Climbing the mountain is strongly encouraged, but be forewarned that it can be strenuous. Also, it is best to book accommodation beforehand — indeed, the hike has become so popular that you may have to book months in advance. The park can be very full especially during clear weather periods. Note that it is not possible to stay overnight on the mountain except in the accommodation provided at Laban Rata, and camping is not permitted - you must, therefore, have pre-booked accommodation. (See Sleep for details.) However, sometimes there are cancellations. If you are unable to book mountain hut accommodation in advance, get to the Park HQ as early as possible on the day of your intended climb and inquire there. You may luck out and get a bed. By regulation, booking must include guide services.
As you struggle up the mountain, do look out for porters laden with 14 kilogram gas cylinder tanks. Some wear slippers and most have jury-rigged harnesses (some made of rice sacks) piled high with supplies. The porters scale the 6.5km distance between Timpohon Gate and Laban Rata resthouse several times a day on supply runs and can easily outpace better-equipped climbers who are unfamiliar with the trail.
Once you complete the strenuous hike up to 11,000ft, you might have enough energy to do the only via ferrata ("iron road", a set of cables and ladders bolted to the mountain)  to be found in Asia, which happens to be the world's highest. It is still relatively unknown so take the opportunity to do it without a crowd of people pushing you. There are 3 different paths to take on the via ferrata, with times ranging from 4-5 hours for the longest to 2-3 for the shortest. Keep your travel plans in mind when booking the via ferrata and after-mountain activities, as this time is added to the 4-5 hours it takes to descend the mountain on the second day of hiking.

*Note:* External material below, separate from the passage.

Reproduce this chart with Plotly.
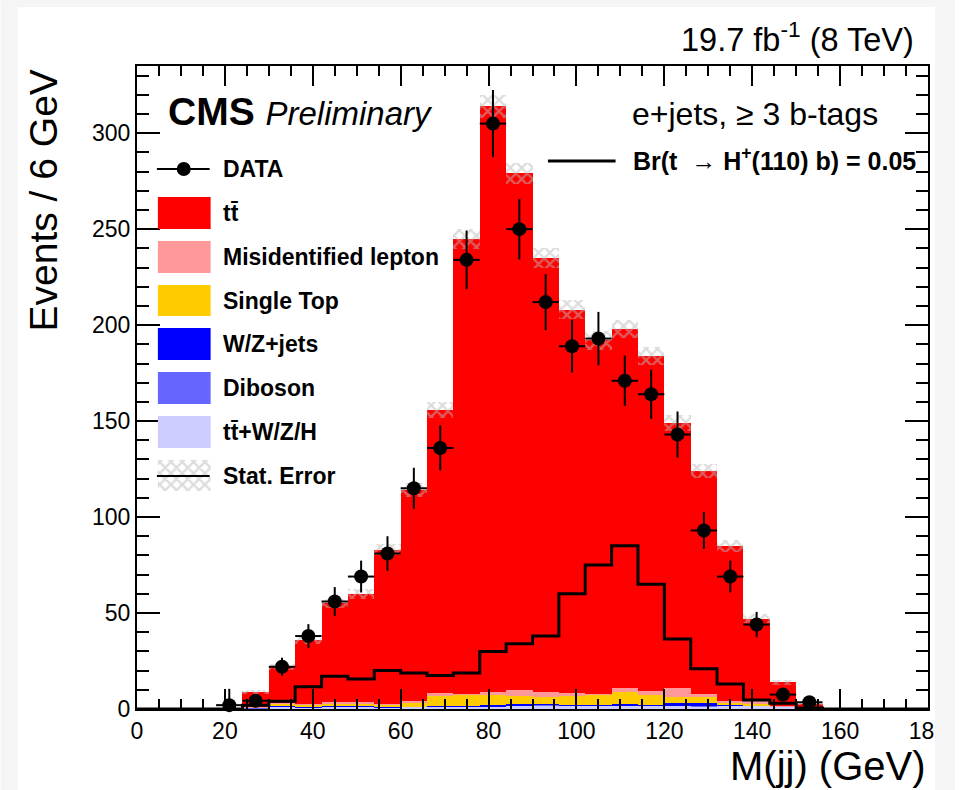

For the more advenurous and physically fit, there is also an option to climb to the summit and down in one day. This is not widely publicised - presumably to maintain patronage at the expensive mountain huts. To arrange this, you should speak to the park ranger at the park office - turning up in person is generally more effective, so that the ranger can see that are serious and is less likley to fob you off than if you were to enquire by phone. The one day climb is more weather dependend than the two day option, and there are set time limits for each stage of the climb which must be met, otherwise the rules say you will be turned around (it's not clear whether this actually happends, but be aware that the time limits would require you to climb at a reasonable pace). You will be required to hire a guide. You can expect to start at 0730 and will be required to come down by 1730 before the Timpohon Gate is locked. Because the one day climb will bring you to the summit well after sunrise, you should consider the sesonal weather patterns - at times, the mountain top clouds over shortly after sunrise and you may not get a view from the summit. The climb to the summit is almost 2300m, and the one day climb is physically tough. Nevertheless, it is achievable, and during the Mt Kinabalu Climbathon top runners complete this route in under 2 hours 40 mintues.